● Information provided:
-*-
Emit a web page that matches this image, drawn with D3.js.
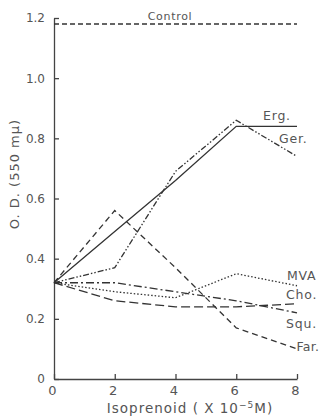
<!DOCTYPE html>
<html>
<head>
<meta charset="utf-8">
<script src="https://cdn.jsdelivr.net/npm/d3@7"></script>
<style>
  body { margin: 0; background: #fff; }
  svg text { font-family: "DejaVu Sans", sans-serif; fill: #555; }
  .axis path, .axis line { stroke: #444; stroke-width: 1.3; }
  .axis text { font-size: 12px; fill: #555; }
  .series { fill: none; stroke: #333; stroke-width: 1.3; }
</style>
</head>
<body>
<div id="chart"></div>
<script>
// data
var doses = [0, 2, 4, 6, 8];
var erg = [0.32, 0.49, 0.66, 0.84, 0.84];
var ger = [0.32, 0.37, 0.69, 0.86, 0.74];
var mva = [0.32, 0.29, 0.27, 0.35, 0.31];
var cho = [0.32, 0.32, 0.29, 0.26, 0.22];
var squ = [0.32, 0.26, 0.24, 0.24, 0.25];
var far = [0.32, 0.56, 0.37, 0.17, 0.10];
var control = 1.18;
var xTicks = [0, 2, 4, 6, 8];
var yTicks = [0, 0.2, 0.4, 0.6, 0.8, 1.0, 1.2];

var series = [
  {name: "Erg.", values: erg, dash: null,            lx: 6.88, ly: 0.86},
  {name: "Ger.", values: ger, dash: "6,2,1.5,2,1.5,2", lx: 7.41, ly: 0.785},
  {name: "MVA",  values: mva, dash: "1.5,2",         lx: 7.67, ly: 0.33},
  {name: "Cho.", values: cho, dash: "8,3,2,3",       lx: 7.64, ly: 0.266},
  {name: "Squ.", values: squ, dash: "9,4",           lx: 7.64, ly: 0.17},
  {name: "Far.", values: far, dash: "6,4",           lx: 7.98, ly: 0.093}
];

var W = 323, H = 417;
var svg = d3.select("#chart").append("svg")
    .attr("width", W)
    .attr("height", H);

var x = d3.scaleLinear().domain([0, 8]).range([54, 297]);
var y = d3.scaleLinear().domain([0, 1.2]).range([379, 18]);

// axes, ticks pointing inward
var yAxis = d3.axisLeft(y)
    .tickValues(yTicks)
    .tickSizeInner(-5)
    .tickSizeOuter(0)
    .tickPadding(9)
    .tickFormat(function(d){ return d === 0 ? "0" : d3.format(".1f")(d); });
svg.append("g")
   .attr("class", "y axis")
   .attr("transform", "translate(" + x(0) + ",0)")
   .call(yAxis);

var xAxis = d3.axisBottom(x)
    .tickValues(xTicks)
    .tickSizeInner(-5)
    .tickSizeOuter(0)
    .tickPadding(7)
    .tickFormat(d3.format("d"));
svg.append("g")
   .attr("class", "x axis")
   .attr("transform", "translate(0," + y(0) + ")")
   .call(xAxis)
   .selectAll("text")
   .attr("dx", "-2px")
   .style("font-size", "13px");

// control line
svg.append("line")
   .attr("class", "series")
   .attr("x1", x(0)).attr("x2", x(8))
   .attr("y1", y(control)).attr("y2", y(control))
   .attr("stroke-dasharray", "5,3");
svg.append("text")
   .attr("x", x(3.82))
   .attr("y", y(1.193))
   .attr("text-anchor", "middle")
   .style("font-size", "11px")
   .style("letter-spacing", "0.7px")
   .text("Control");

var line = d3.line()
    .x(function(d, i){ return x(doses[i]); })
    .y(function(d){ return y(d); });

svg.append("g")
   .selectAll("path")
   .data(series)
   .enter()
   .append("path")
   .attr("class", "series")
   .attr("stroke-dasharray", function(d){ return d.dash; })
   .attr("d", function(d){ return line(d.values); });

svg.append("g")
   .selectAll("text")
   .data(series)
   .enter()
   .append("text")
   .attr("x", function(d){ return x(d.lx); })
   .attr("y", function(d){ return y(d.ly); })
   .style("font-size", "12.5px")
   .style("letter-spacing", function(d){ return d.name === "Far." ? "0.3px" : "0.8px"; })
   .text(function(d){ return d.name; });

// axis titles
var xt = svg.append("text")
   .attr("x", 190)
   .attr("y", 413)
   .attr("text-anchor", "middle")
   .style("font-size", "13.5px")
   .style("letter-spacing", "1px");
xt.append("tspan").text("Isoprenoid ( X 10");
xt.append("tspan").attr("dy", -5).style("font-size", "9px").text("\u22125");
xt.append("tspan").attr("dy", 5).text("M)");

svg.append("text")
   .attr("transform", "translate(19,174) rotate(-90)")
   .attr("text-anchor", "middle")
   .style("font-size", "13px")
   .style("letter-spacing", "1px")
   .text("O. D.  (550 m\u03bc)");
</script>
</body>
</html>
-*-
● Task description: Write out the material above again, word for word, minus its pictures.

● Result of the task:
Emit a web page that matches this image, drawn with D3.js.
<!DOCTYPE html>
<html>
<head>
<meta charset="utf-8">
<script src="https://cdn.jsdelivr.net/npm/d3@7"></script>
<style>
  body { margin: 0; background: #fff; }
  svg text { font-family: "DejaVu Sans", sans-serif; fill: #555; }
  .axis path, .axis line { stroke: #444; stroke-width: 1.3; }
  .axis text { font-size: 12px; fill: #555; }
  .series { fill: none; stroke: #333; stroke-width: 1.3; }
</style>
</head>
<body>
<div id="chart"></div>
<script>
// data
var doses = [0, 2, 4, 6, 8];
var erg = [0.32, 0.49, 0.66, 0.84, 0.84];
var ger = [0.32, 0.37, 0.69, 0.86, 0.74];
var mva = [0.32, 0.29, 0.27, 0.35, 0.31];
var cho = [0.32, 0.32, 0.29, 0.26, 0.22];
var squ = [0.32, 0.26, 0.24, 0.24, 0.25];
var far = [0.32, 0.56, 0.37, 0.17, 0.10];
var control = 1.18;
var xTicks = [0, 2, 4, 6, 8];
var yTicks = [0, 0.2, 0.4, 0.6, 0.8, 1.0, 1.2];

var series = [
  {name: "Erg.", values: erg, dash: null,            lx: 6.88, ly: 0.86},
  {name: "Ger.", values: ger, dash: "6,2,1.5,2,1.5,2", lx: 7.41, ly: 0.785},
  {name: "MVA",  values: mva, dash: "1.5,2",         lx: 7.67, ly: 0.33},
  {name: "Cho.", values: cho, dash: "8,3,2,3",       lx: 7.64, ly: 0.266},
  {name: "Squ.", values: squ, dash: "9,4",           lx: 7.64, ly: 0.17},
  {name: "Far.", values: far, dash: "6,4",           lx: 7.98, ly: 0.093}
];

var W = 323, H = 417;
var svg = d3.select("#chart").append("svg")
    .attr("width", W)
    .attr("height", H);

var x = d3.scaleLinear().domain([0, 8]).range([54, 297]);
var y = d3.scaleLinear().domain([0, 1.2]).range([379, 18]);

// axes, ticks pointing inward
var yAxis = d3.axisLeft(y)
    .tickValues(yTicks)
    .tickSizeInner(-5)
    .tickSizeOuter(0)
    .tickPadding(9)
    .tickFormat(function(d){ return d === 0 ? "0" : d3.format(".1f")(d); });
svg.append("g")
   .attr("class", "y axis")
   .attr("transform", "translate(" + x(0) + ",0)")
   .call(yAxis);

var xAxis = d3.axisBottom(x)
    .tickValues(xTicks)
    .tickSizeInner(-5)
    .tickSizeOuter(0)
    .tickPadding(7)
    .tickFormat(d3.format("d"));
svg.append("g")
   .attr("class", "x axis")
   .attr("transform", "translate(0," + y(0) + ")")
   .call(xAxis)
   .selectAll("text")
   .attr("dx", "-2px")
   .style("font-size", "13px");

// control line
svg.append("line")
   .attr("class", "series")
   .attr("x1", x(0)).attr("x2", x(8))
   .attr("y1", y(control)).attr("y2", y(control))
   .attr("stroke-dasharray", "5,3");
svg.append("text")
   .attr("x", x(3.82))
   .attr("y", y(1.193))
   .attr("text-anchor", "middle")
   .style("font-size", "11px")
   .style("letter-spacing", "0.7px")
   .text("Control");

var line = d3.line()
    .x(function(d, i){ return x(doses[i]); })
    .y(function(d){ return y(d); });

svg.append("g")
   .selectAll("path")
   .data(series)
   .enter()
   .append("path")
   .attr("class", "series")
   .attr("stroke-dasharray", function(d){ return d.dash; })
   .attr("d", function(d){ return line(d.values); });

svg.append("g")
   .selectAll("text")
   .data(series)
   .enter()
   .append("text")
   .attr("x", function(d){ return x(d.lx); })
   .attr("y", function(d){ return y(d.ly); })
   .style("font-size", "12.5px")
   .style("letter-spacing", function(d){ return d.name === "Far." ? "0.3px" : "0.8px"; })
   .text(function(d){ return d.name; });

// axis titles
var xt = svg.append("text")
   .attr("x", 190)
   .attr("y", 413)
   .attr("text-anchor", "middle")
   .style("font-size", "13.5px")
   .style("letter-spacing", "1px");
xt.append("tspan").text("Isoprenoid ( X 10");
xt.append("tspan").attr("dy", -5).style("font-size", "9px").text("\u22125");
xt.append("tspan").attr("dy", 5).text("M)");

svg.append("text")
   .attr("transform", "translate(19,174) rotate(-90)")
   .attr("text-anchor", "middle")
   .style("font-size", "13px")
   .style("letter-spacing", "1px")
   .text("O. D.  (550 m\u03bc)");
</script>
</body>
</html>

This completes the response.